Однако черный список рос. В конце странной войны, которая длилась с сентября 1939 года по май 1940 года, не хватало уже шести товарищей. 16 апреля с задания не вернулся капитан Ло, очень опытный пилот. Он был госпитализирован в Бельгии, где его самолет разбился и загорелся. Командование должно было знать точные причины аварии, чтобы изменить тактику полетов. Поэтому Антуан де Сент-Экзюпери отправился в Бельгию под видом корреспондента газеты «Пари-Суар». Там он узнал, что его друга атаковали два вражеских самолета, от которых он не смог уйти. «Блохи» уже были устаревшими. И у пилотов создавалось впечатление, что их отправляли на автоматическую бойню.
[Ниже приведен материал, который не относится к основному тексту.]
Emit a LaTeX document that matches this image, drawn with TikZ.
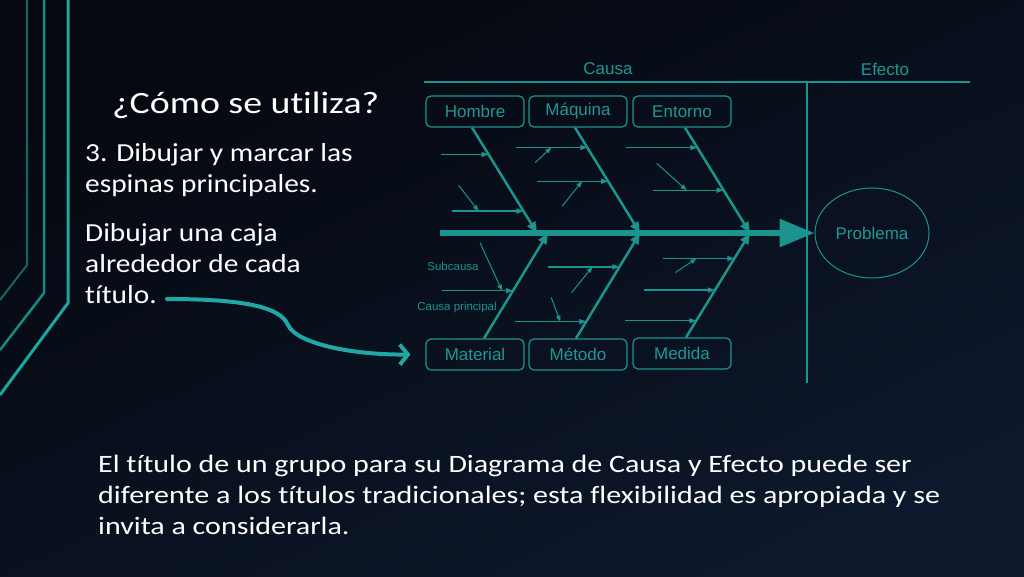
\documentclass[tikz,border=0pt]{standalone}
\usepackage{fontspec}
\setmainfont{Carlito}
\newfontfamily\diagfont{Liberation Sans}
\newfontfamily\titlefont[FakeStretch=1.22,Ligatures=NoCommon]{Carlito}
\newfontfamily\bodyfont[FakeStretch=1.13,Ligatures=NoCommon]{Carlito}
\newfontfamily\notefont[FakeStretch=1.2,Ligatures=NoCommon]{Carlito}
\usetikzlibrary{arrows.meta,shapes.geometric,calc,positioning}

\definecolor{bgtop}{RGB}{5,8,15}
\definecolor{bgbot}{RGB}{13,24,44}
\definecolor{fish}{RGB}{27,148,144}
\definecolor{fishtext}{RGB}{31,152,148}
\definecolor{deco1}{RGB}{17,104,103}
\definecolor{deco2}{RGB}{22,138,133}
\definecolor{deco3}{RGB}{29,166,159}
\definecolor{pointer}{RGB}{32,168,164}

\tikzset{
  titlebox/.style={draw=fish, line width=1.2pt, rounded corners=5pt,
    minimum width=98pt, minimum height=31pt, inner sep=0pt, text=fishtext,
    font=\diagfont\fontsize{17}{17}\selectfont},
  lab/.style={text=fishtext, inner sep=0pt, font=\diagfont\fontsize{17}{17}\selectfont},
  smalllab/.style={text=fish, inner sep=0pt, font=\diagfont\fontsize{11.5}{12}\selectfont},
  bone/.style={draw=fish, line width=2.5pt, -{Triangle[length=11pt,width=9pt]}},
  sub/.style={draw=fish, line width=1.4pt, -{Triangle[length=7pt,width=5pt]}},
  subsub/.style={draw=fish, line width=1pt, -{Triangle[length=6pt,width=4.5pt]}},
  slide/.style={text=white, inner sep=0pt, align=left, anchor=base west,
    font=\bodyfont\fontsize{26}{31}\selectfont},
}

\begin{document}
\begin{tikzpicture}[x=1pt, y=-1pt]

    \useasboundingbox (0,0) rectangle (1024,576);
    \shade[top color=bgtop, bottom color=bgbot, shading angle=25] (0,0) rectangle (1024,576);

    % Decoration
    \draw[deco1, line width=2pt] (27,0) -- (27,265) -- (0,300);
    \draw[deco2, line width=2.5pt] (44,0) -- (44,293) -- (0,350);
    \draw[deco3, line width=3pt] (68,0) -- (68,303) -- (0,395);

    % Text (base = last line)
    \node[slide, font=\titlefont\fontsize{31}{34}\selectfont] (title) at (112,113) {¿Cómo se utiliza?};
    \node[slide] (step) at (85,192) {3. Dibujar y marcar las\\espinas principales.};
    \node[slide] (box) at (85,303) {Dibujar una caja\\alrededor de cada\\título.};
    \node[slide, font=\notefont\fontsize{25}{31}\selectfont] (note) at (98,534)
      {El título de un grupo para su Diagrama de Causa y Efecto puede ser\\
       diferente a los títulos tradicionales; esta flexibilidad es apropiada y se\\
       invita a considerarla.};

    % Nodes
    \node[lab] (causa) at (608,69) {Causa};
    \node[lab] (efecto) at (885,69) {Efecto};
    \node[titlebox] (hombre) at (475,111.5) {Hombre};
    \node[titlebox] (maquina) at (578,111.5) {Máquina};
    \node[titlebox] (entorno) at (682,111.5) {Entorno};
    \node[titlebox] (material) at (475,354.5) {Material};
    \node[titlebox] (metodo) at (578,354.5) {Método};
    \node[titlebox] (medida) at (682,353.5) {Medida};
    \node[ellipse, draw=fish, line width=1pt, minimum width=114pt, minimum height=90pt,
      inner sep=0pt, lab] (problema) at (872,233) {Problema};
    \node[smalllab] (subcausa) at (453,266) {Subcausa};
    \node[smalllab] (principal) at (457,308) {Causa principal};

    \coordinate (hl) at (424,82);
    \coordinate (hr) at (970,82);
    \coordinate (dtop) at (807,82);
    \coordinate (dbot) at (807,383);
    \coordinate (spine) at (440,233);
    \coordinate (sh) at (537,233);
    \coordinate (sm) at (640,233);
    \coordinate (se) at (750,233);
    \coordinate (sma) at (548,233);
    \coordinate (sme) at (640,233);
    \coordinate (smd) at (750,233);
    \coordinate (bh) at ([xshift=-3pt]hombre.south);
    \coordinate (bm) at ([xshift=-3pt]maquina.south);
    \coordinate (be) at ([xshift=3pt]entorno.south);
    \coordinate (bma) at ([xshift=9pt]material.north);
    \coordinate (bme) at ([xshift=-2pt]metodo.north);
    \coordinate (bmd) at ([xshift=4pt]medida.north);

    % points on the bones
    \coordinate (h1) at ($(bh)!0.255!(sh)$);
    \coordinate (h2) at ($(bh)!0.792!(sh)$);
    \coordinate (m1) at ($(bm)!0.189!(sm)$);
    \coordinate (m2) at ($(bm)!0.509!(sm)$);
    \coordinate (e1) at ($(be)!0.189!(se)$);
    \coordinate (e2) at ($(be)!0.594!(se)$);
    \coordinate (ma1) at ($(bma)!0.453!(sma)$);
    \coordinate (me1) at ($(bme)!0.679!(sme)$);
    \coordinate (me2) at ($(bme)!0.160!(sme)$);
    \coordinate (md1) at ($(bmd)!0.755!(smd)$);
    \coordinate (md2) at ($(bmd)!0.453!(smd)$);
    \coordinate (md3) at ($(bmd)!0.160!(smd)$);

    % Lines
    \draw[fish, line width=1.2pt] (hl) -- (hr);
    \draw[fish, line width=1.2pt] (dtop) -- (dbot);
    \draw[fish, line width=6pt, -{Triangle[length=35pt,width=27pt]}] (spine) -- (problema.west);

    \draw[bone] (bh) -- (sh);
    \draw[bone] (bm) -- (sm);
    \draw[bone] (be) -- (se);
    \draw[bone] (bma) -- (sma);
    \draw[bone] (bme) -- (sme);
    \draw[bone] (bmd) -- (smd);

    \draw[sub] ($(h1)+(-48,0)$) -- (h1);
    \draw[sub] ($(h2)+(-71,0)$) -- (h2);
    \draw[sub] ($(m1)+(-71,0)$) -- (m1);
    \draw[sub] ($(m2)+(-71,0)$) -- (m2);
    \draw[sub] ($(e1)+(-71,0)$) -- (e1);
    \draw[sub] ($(e2)+(-71,0)$) -- (e2);
    \draw[sub] ($(ma1)+(-71,0)$) -- (ma1);
    \draw[sub] ($(me1)+(-71,0)$) -- (me1);
    \draw[sub] ($(me2)+(-71,0)$) -- (me2);
    \draw[sub] ($(md1)+(-71,0)$) -- (md1);
    \draw[sub] ($(md2)+(-71,0)$) -- (md2);
    \draw[sub] ($(md3)+(-71,0)$) -- (md3);

    \draw[subsub] ($(h2)+(-65,-26)$) -- ($(h2)+(-45,0)$);
    \draw[subsub] ($(m1)+(-52,15)$) -- ($(m1)+(-36,0)$);
    \draw[subsub] ($(m2)+(-46,25)$) -- ($(m2)+(-26,0)$);
    \draw[subsub] ($(e2)+(-67,-27)$) -- ($(e2)+(-37,0)$);
    \draw[subsub] ($(ma1)+(-33,-48)$) -- ($(ma1)+(-11,0)$);
    \draw[subsub] ($(me1)+(-48,26)$) -- ($(me1)+(-27,0)$);
    \draw[subsub] ($(me2)+(-35,-24)$) -- ($(me2)+(-26,0)$);
    \draw[subsub] ($(md1)+(-59,14)$) -- ($(md1)+(-38,0)$);

    % Pointer
    \coordinate (arrstart) at (167,299);
    \coordinate (arrbend) at (288,325);
    \draw[pointer, line width=4pt, line cap=round, -{Straight Barb[length=8pt,width=20pt]}]
      (arrstart) .. controls (240,299) and (280,306) .. (arrbend)
      .. controls (296,343) and (350,355) .. ([xshift=-15pt]material.west);

\end{tikzpicture}
\end{document}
Он писал: «Конец мая, отступление, разгром. В жертву приносят экипажи, словно стаканом воды пытаются затушить лесной пожар». Эта война вернула ему неприятное ощущение абсурдности происходящего. Он потерялся на фоне всего этого разложения. Он скажет потом своей бывшей гувернантке: «Паула, это нелепая война. Война печальная и такая синяя. Я немного заблудился. Я открыл эту необыкновенную страну, уже старея. О! Нет, мне не страшно. Немного грустно, вот и все». Зрелище массового бегства огорчало. «Сейчас жгут деревни ради игры в войну», – считал он. А их если не сжигали, то сдавали одну за другой. И в этих людях, бежавших из родных мест, от того, что было для них привычным, он видел разрушение цивилизации. «И я с отчаянием взираю на это зрелище: долго ли может прожить стая саранчи, опустившаяся на асфальт?» Он видел детей, умирающих в этом мире, не несшем больше в себе ничего человеческого. Для описания всего этого у него не хватало слов: «Речь идет о шестимесячном младенце, который пока еще производит много шума. Но этот шум продлится недолго: рыбы без воды… Здесь нет молока. Здесь только железный лом».